I've only read part of Lake Hiawatha so far. Perhaps the good lieutenant could tell us if there's any underage to watch for.
I removed my own, as a mod and as someone who doesn't want to see the site fried by small minds at the host. I dug the scalpel deep, partly in anger at the situation. But I have no intention of being so ruthless with anyone else, so if he tells us the story is clean, I'm not going to rush out and try to prove him wrong.
That's a hard one to answer. The plot of the story is about a detective and a gangster taking down a child sex trafficking ring. Through the course of the investigation, they find tons of evidence and events that happen either in the background or off-camera. Quick mentions of things that they're investigating but nothing to very little in descriptions. If I were shooting this as a movie, those would shot around or implied but nothing happening on screen. There are two events that occur with victims under 18 but I'm pretty sure the scenes themselves do not list specific ages. The investigation takes place years after the events, and that can be hand-waved a little.
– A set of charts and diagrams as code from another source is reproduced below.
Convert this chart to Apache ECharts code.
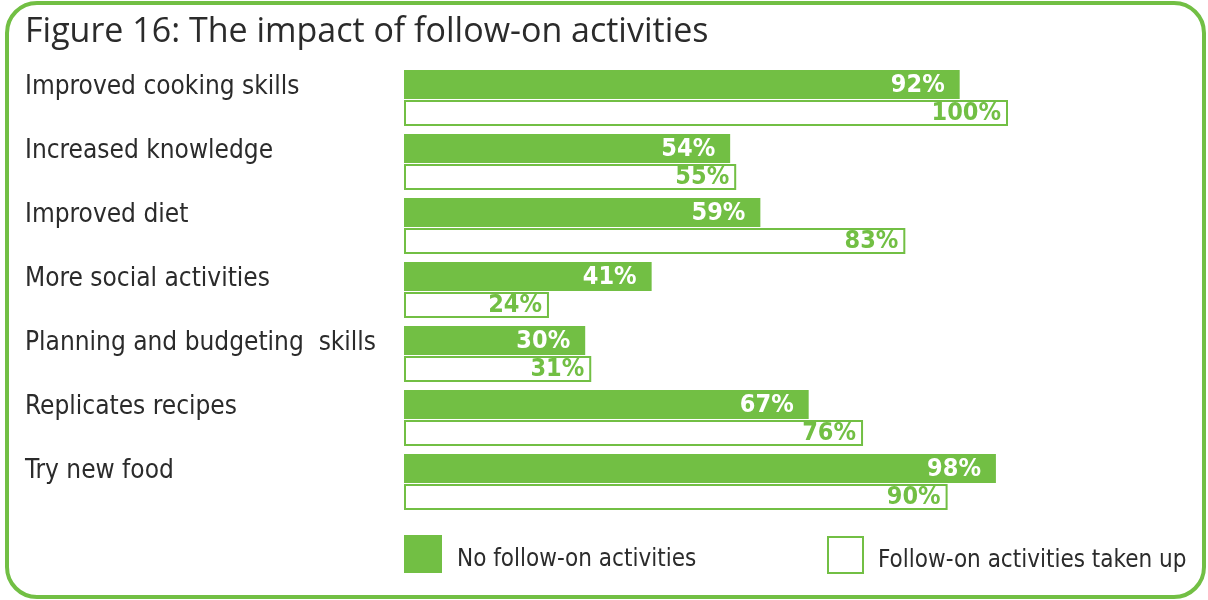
<!DOCTYPE html>
<html>
<head>
<meta charset="utf-8">
<script src="https://cdn.jsdelivr.net/npm/echarts@6/dist/echarts.min.js"></script>
<style>
  html, body { margin: 0; padding: 0; background: #fff; }
  #chart { width: 1208px; height: 600px; }
</style>
</head>
<body>
<div id="chart"></div>
<script>
// Outcomes reported, in display order (top to bottom)
const categories = [
  'Improved cooking skills',
  'Increased knowledge',
  'Improved diet',
  'More social activities',
  'Planning and budgeting  skills',
  'Replicates recipes',
  'Try new food'
];
// Percentage of respondents reporting each outcome
const noFollowOn = [92, 54, 59, 41, 30, 67, 98];
const followOnTaken = [100, 55, 83, 24, 31, 76, 90];
const seriesNames = ['No follow-on activities', 'Follow-on activities taken up'];
const titleText = 'Figure 16: The impact of follow-on activities';

const GREEN = '#72bf44';
const NARROW = "'Liberation Sans Narrow', 'DejaVu Sans Condensed', sans-serif";

// Legend entry text, pushed a little below the icon's middle
const legendText = {
  formatter: name => '{t|' + name + '}',
  textStyle: {
    rich: {
      t: { fontFamily: NARROW, fontSize: 24, color: '#2b2b2b', padding: [12, 0, 0, 10] }
    }
  }
};

const chart = echarts.init(document.getElementById('chart'));
chart.setOption({
  backgroundColor: '#fff',
  animation: false,
  title: {
    text: titleText,
    left: 20,
    top: 10,
    textStyle: {
      fontFamily: "'Open Sans', sans-serif",
      fontWeight: 'normal',
      fontSize: 34,
      color: '#2b2b2b'
    }
  },
  graphic: [{
    type: 'rect',
    shape: { x: 7, y: 3, width: 1197, height: 594, r: 30 },
    style: { fill: 'none', stroke: GREEN, lineWidth: 4 },
    z: 10
  }],
  legend: [
    Object.assign({
      data: [{ name: seriesNames[0], itemStyle: { color: GREEN, borderWidth: 0 } }],
      left: 399, top: 530,
      itemWidth: 38, itemHeight: 38,
      icon: 'rect'
    }, legendText),
    Object.assign({
      data: [{ name: seriesNames[1], itemStyle: { color: '#fff', borderColor: GREEN, borderWidth: 2 } }],
      left: 822, top: 531,
      itemWidth: 35, itemHeight: 36,
      icon: 'rect'
    }, legendText)
  ],
  grid: { left: 404, right: 200, top: 66, height: 448 },
  xAxis: {
    type: 'value', min: 0, max: 100,
    show: false
  },
  yAxis: {
    type: 'category',
    data: categories,
    inverse: true,
    axisLine: { show: false },
    axisTick: { show: false },
    axisLabel: {
      align: 'left',
      verticalAlign: 'bottom',
      lineHeight: 21,
      margin: 379,
      fontFamily: NARROW,
      fontSize: 26,
      color: '#2b2b2b'
    }
  },
  series: [
    {
      name: seriesNames[0],
      type: 'bar',
      data: noFollowOn,
      barWidth: 29,
      barGap: '3%',
      itemStyle: { color: GREEN },
      label: {
        show: true,
        position: 'insideRight',
        distance: 15,
        offset: [0, 1],
        formatter: '{c}%',
        fontFamily: NARROW,
        fontWeight: 'bold',
        fontSize: 25,
        color: '#fff'
      }
    },
    {
      name: seriesNames[1],
      type: 'bar',
      data: followOnTaken,
      barWidth: 26,
      itemStyle: { color: '#fff', borderColor: GREEN, borderWidth: 2 },
      label: {
        show: true,
        position: 'insideRight',
        distance: 7,
        offset: [0, 1],
        formatter: '{c}%',
        fontFamily: NARROW,
        fontWeight: 'bold',
        fontSize: 25,
        color: GREEN
      }
    }
  ]
});
</script>
</body>
</html>
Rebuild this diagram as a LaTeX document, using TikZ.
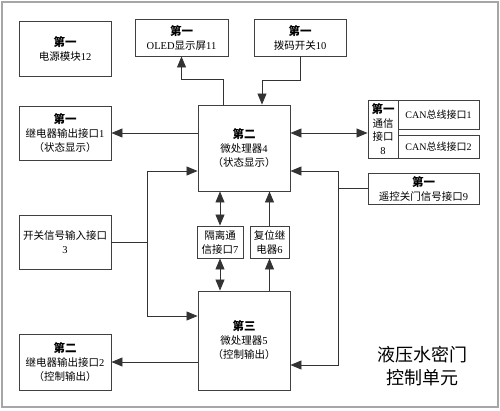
\documentclass[tikz,border=0pt]{standalone}
\usepackage{fontspec}
\setmainfont{Liberation Serif}
\newfontfamily\cjk{Noto Sans CJK SC}
\usetikzlibrary{arrows.meta}
\newcommand\hd[1]{{\fontsize{11.5}{14}\selectfont\bfseries #1}}
\newcommand\lt[1]{{\rmfamily #1}}
\tikzset{
 box/.style={draw=black!75, line width=0.9pt, fill=white, inner sep=0pt, align=center,
   font=\cjk\fontsize{10.5}{14}\selectfont, text=black},
 ln/.style={draw=black!80, line width=0.8pt},
 arr/.style={ln, -{Triangle[length=11pt,width=9pt]}},
 darr/.style={ln, {Triangle[length=11pt,width=9pt]}-{Triangle[length=11pt,width=9pt]}},
}
\begin{document}
\begin{tikzpicture}[x=1pt,y=-1pt]
\useasboundingbox (0,0) rectangle (500,410);
\draw[black!35, line width=1.5pt] (2,2) rectangle (498,407);

% boxes
\node[box, minimum width=92pt, minimum height=55pt] (n12) at (65,48.5) {\hd{第一}\\电源模块\lt{12}};
\node[box, minimum width=93pt, minimum height=37pt] (n11) at (181.5,37.5) {\hd{第一}\\\lt{OLED}显示屏\lt{11}};
\node[box, minimum width=92pt, minimum height=37pt] (n10) at (300,37.5) {\hd{第一}\\拨码开关\lt{10}};
\node[box, minimum width=92pt, minimum height=54pt] (n1) at (65,133) {\hd{第一}\\继电器输出接口\lt{1}\\（状态显示）};
\node[box, minimum width=92pt, minimum height=86pt] (n4) at (244,148) {\hd{第二}\\微处理器\lt{4}\\（状态显示）};
\node[box, minimum width=30pt, minimum height=58pt, font=\cjk\fontsize{10.5}{13.5}\selectfont] (n8) at (383,129) {\hd{第一}\\通信\\接口\\\lt{8}};
\node[box, minimum width=81pt, minimum height=29pt, font=\cjk\fontsize{10}{13}\selectfont] (can1) at (438.5,114.5) {\lt{CAN}总线接口\lt{1}};
\node[box, minimum width=81pt, minimum height=23pt, font=\cjk\fontsize{10}{13}\selectfont] (can2) at (438.5,146.5) {\lt{CAN}总线接口\lt{2}};
\node[box, minimum width=111pt, minimum height=31pt] (n9) at (423.5,188.5) {\hd{第一}\\遥控关门信号接口\lt{9}};
\node[box, minimum width=92pt, minimum height=54pt] (n3) at (65,242) {开关信号输入接口\\\lt{3}};
\node[box, minimum width=46pt, minimum height=32pt] (n7) at (220,242) {隔离通\\信接口\lt{7}};
\node[box, minimum width=39pt, minimum height=32pt] (n6) at (269.5,242) {复位继\\电器\lt{6}};
\node[box, minimum width=92pt, minimum height=99pt] (n5) at (244,340.5) {\hd{第三}\\微处理器\lt{5}\\（控制输出）};
\node[box, minimum width=92pt, minimum height=56pt] (n2) at (65,362) {\hd{第二}\\继电器输出接口\lt{2}\\（控制输出）};
\node[font=\cjk\fontsize{18}{23}\selectfont, align=center, text=black] (title) at (422,366) {液压水密门\\控制单元};

% connectors
\draw[arr] ([xshift=-21pt]n4.north) -- ++(0,-25) -| (n11);
\draw[arr] (n10.south) -- ++(0,24) -| ([xshift=18pt]n4.north);
\draw[arr] (n4.west |- n1.east) -- (n1.east);
\coordinate (c8) at ([yshift=-4pt]n8.west);
\draw[darr] (n4.east |- c8) -- (c8);

\coordinate (j9) at (338,188.5);
\draw[ln] (n9.west) -- (j9);
\draw[arr] (j9) |- ([yshift=-23pt]n4.east);
\draw[arr] (j9) |- ([yshift=-24.5pt]n5.east);

\coordinate (j3) at (147,242);
\draw[ln] (n3.east) -- (j3);
\draw[arr] (j3) |- ([yshift=-23pt]n4.west);
\draw[arr] (j3) |- ([yshift=24.5pt]n5.west);

\draw[darr] (n7.north |- n4.south) -- (n7.north);
\draw[darr] (n7.south) -- (n7.south |- n5.north);
\draw[arr] (n6.south |- n5.north) -- (n6.south);
\draw[arr] (n6.north) -- (n6.north |- n4.south);
\draw[arr] (n5.west |- n2.east) -- (n2.east);
\end{tikzpicture}
\end{document}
I'm fine with calling the contest a wash at this point. Really pissed off because I've written what should be my masterpiece. I busted out an entire television season in one month. I wrote some of the best stuff of my life, telling a story that I've been thinking about ever since I accidentally named a character with the same last name as another character, then said 'oh shit, I can make this work'. This contest finally gave the kick in the ass I needed to write this.
And the stuff I'm working on that hasn't been posted, the UA stuff is implied or background. There's two scenes where it's either background or the action cuts away before hand. One scene involves our stalwart detectives called to a crime scene where a murder took place. The killers raided the house, put a video of what he did "with the church", then proceeded to slice and dice the perpetrator. In the other, a judge finds out the hard way why not to trust hookers sent over from a church running the largest UA sex trafficking ring on the east coast. None of that needs to be seen on camera.